In an ongoing process, renewing Clark Lake’s fight against invasive weeds cleared another hurdle.  The Columbia Township board voted to hold a second public hearing in April, a positive step to continuing the program.  The weed treatment program has been in effect for the last seven years, and is due to be extended.  The program targets only the virulent invasive species that can quickly get out of control, but does not affect native plants.  At the first public hearing on Monday, February 21, residents spoke about the program.

Here’s a summary of how this program started, and why it’s still needed.  In 2014 Clark Lakers were alarmed as weeds took over large sections of the lake.  One resident described it as “an Amazon jungle lurking an inch below the surface.”  A raft ride in some areas might be delayed two or three times to clear the prop of weeds.  Mounds of weeds were floating from one area of the lake to another.    

A couple Clark Lake volunteers took action by sending out samples to be analyzed.
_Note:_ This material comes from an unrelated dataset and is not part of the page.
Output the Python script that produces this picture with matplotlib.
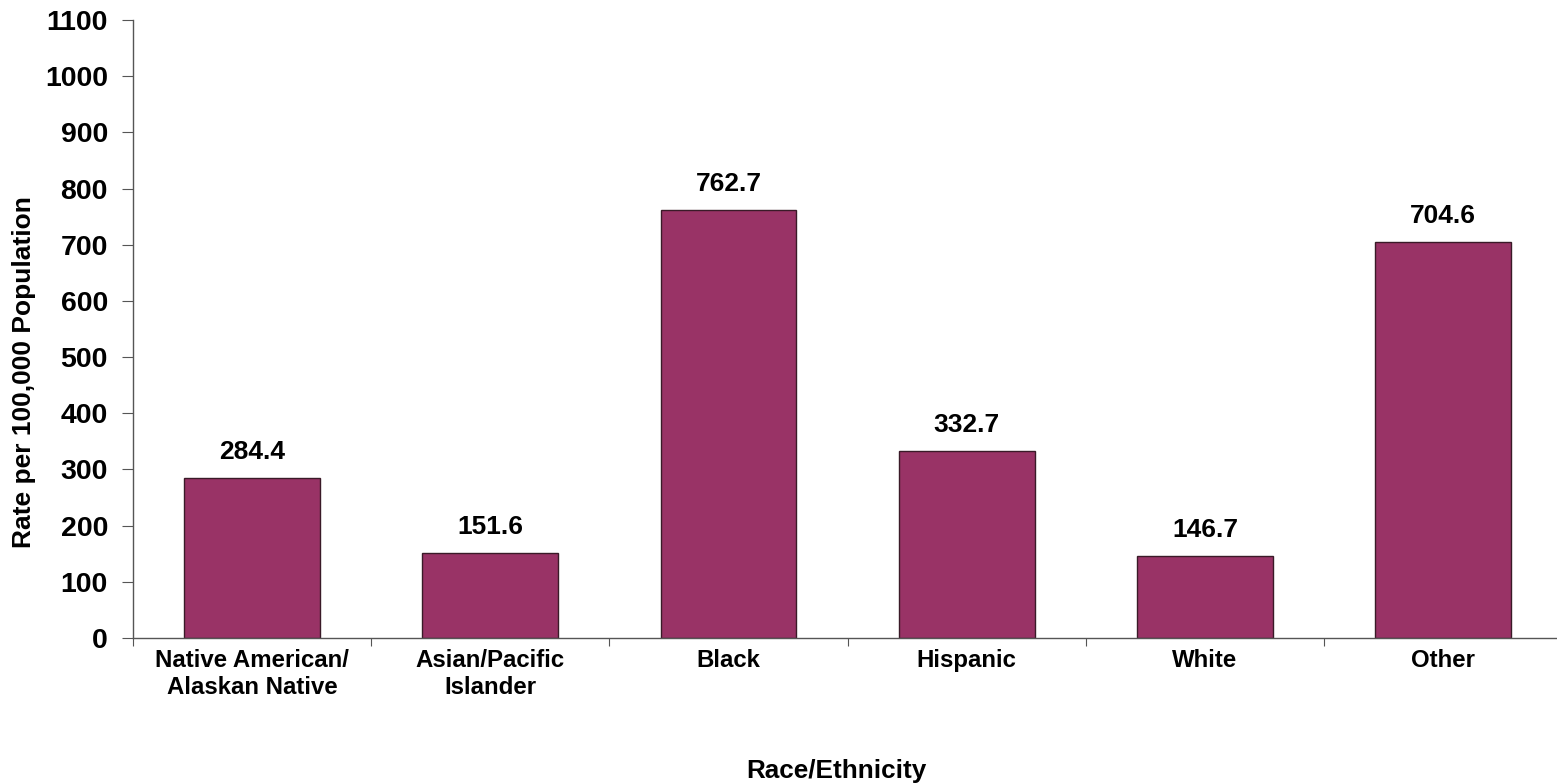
import numpy as np
import matplotlib.pyplot as plt

plt.rcParams['font.family'] = ['Liberation Sans', 'DejaVu Sans']
plt.rcParams['font.weight'] = 'bold'

categories = ["Native American/\nAlaskan Native", "Asian/Pacific\nIslander", "Black",
              "Hispanic", "White", "Other"]
rates = [284.4, 151.6, 762.7, 332.7, 146.7, 704.6]
y_ticks = list(range(0, 1101, 100))

fig = plt.figure(figsize=(15.57, 7.84), dpi=100)
ax = fig.add_axes([0.0854, 0.1862, 0.918, 0.7883])

x = np.arange(len(categories))
ax.bar(x, rates, width=0.57, color="#993366", edgecolor="#3a1a28", linewidth=1.0)

for xi, v in zip(x, rates):
    ax.annotate(f"{v:.1f}", (xi, v), xytext=(0, 10), textcoords="offset points",
                ha="center", va="bottom", fontsize=19, fontweight="bold")

ax.set_xlim(-0.5, len(categories) - 0.5)
ax.set_ylim(0, 1100)
ax.set_yticks(y_ticks)
ax.set_yticklabels([str(t) for t in y_ticks], fontsize=20.5, fontweight="bold")

# category labels centred, tick marks between categories
ax.set_xticks(np.arange(len(categories) + 1) - 0.5)
ax.set_xticklabels([])
ax.set_xticks(x, minor=True)
ax.set_xticklabels(categories, minor=True, fontsize=17.3, fontweight="bold")
ax.tick_params(axis="x", which="minor", length=0, pad=8)
ax.tick_params(axis="x", which="major", length=6, direction="out", color="#555555")
ax.tick_params(axis="y", length=8, direction="out", color="#555555", pad=10)

for s in ["top", "right"]:
    ax.spines[s].set_visible(False)
for s in ["left", "bottom"]:
    ax.spines[s].set_color("#555555")
    ax.spines[s].set_linewidth(1.0)

fig.text(0.0151, 0.5255, "Rate per 100,000 Population", rotation=90, ha="center", va="center",
         fontsize=19, fontweight="bold")
fig.text(0.537, 1 - 778 / 784, "Race/Ethnicity", ha="center", va="baseline",
         fontsize=18.8, fontweight="bold")

fig.savefig("out.png", dpi=100)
The verdict?  Clark Lake was under attack by hybrid Eurasian water milfoil (HEWM).  Concerned residents formed the Invasive Species Committee.  Thorough research revealed a potentially scary scenario.  A small cutting of this invasive weed can multiply exponentially.  They found lakes that didn’t take action paid a price.  Invasive weeds diminished boating, fishing, destroyed natural habitat, and property values decreased in some situations. 

What was the solution?  Forming a special assessment district (SAD) would allow full lake treatment and cover costs.  Committee members took on a huge task, going door to door and reaching 70% of lakefront owners.  They found strong support—95% signed the petition to form the SAD. 

Early treatment efforts achieved moderate success.  But 2019’s  full lake treatment was a game changer, wiping out the hybrid Eurasian water milfoil.   Then, last summer, the invader began to reappear, perhaps not a surprise given the number of boats visiting from infected lakes.  

Over the last couple years, a new threat arrived—starry stonewort.  This algae mimics a native weed, but can become very aggressive.  It can grow to heights of 7 feet and be so dense that no person or fish could move through it.  Some nearby lakes are grappling with out-of-control attacks.  At Clark Lake, it has been treated at Eagle Point and in the area around the County Park.

A reasonable question is “when will it end?”  Perhaps never.  Current strains are reintroduced by visiting boats, new strains can combine with existing native or hybrid plants, and a new threat could materialize at any moment.  So, vigilance and control offer a proper defense.   

Another question regards responsibility.  Shouldn’t others who use the lake be required to take precautions or help pay for the treatment?  In the best of worlds, yes.  Yet, as you look at the problem through a pragmatic lens, you quickly find unbelievable complications.  Another question provides its own answer.  What kind of result do lakefront property owners desire?  A lake with weeds under control or a lake facing an out of control nightmare?

The Clark Lake Spirit Foundation and the Invasive Species Committee are comprised of fellow Clark Lake residents.  Both have told the Township they support the renewal of the SAD. 

The cost of the expiring program is $64 per year for each lakefront property owner. The new term reduces that amount to $60.  A bargain, considering the effective results achieved.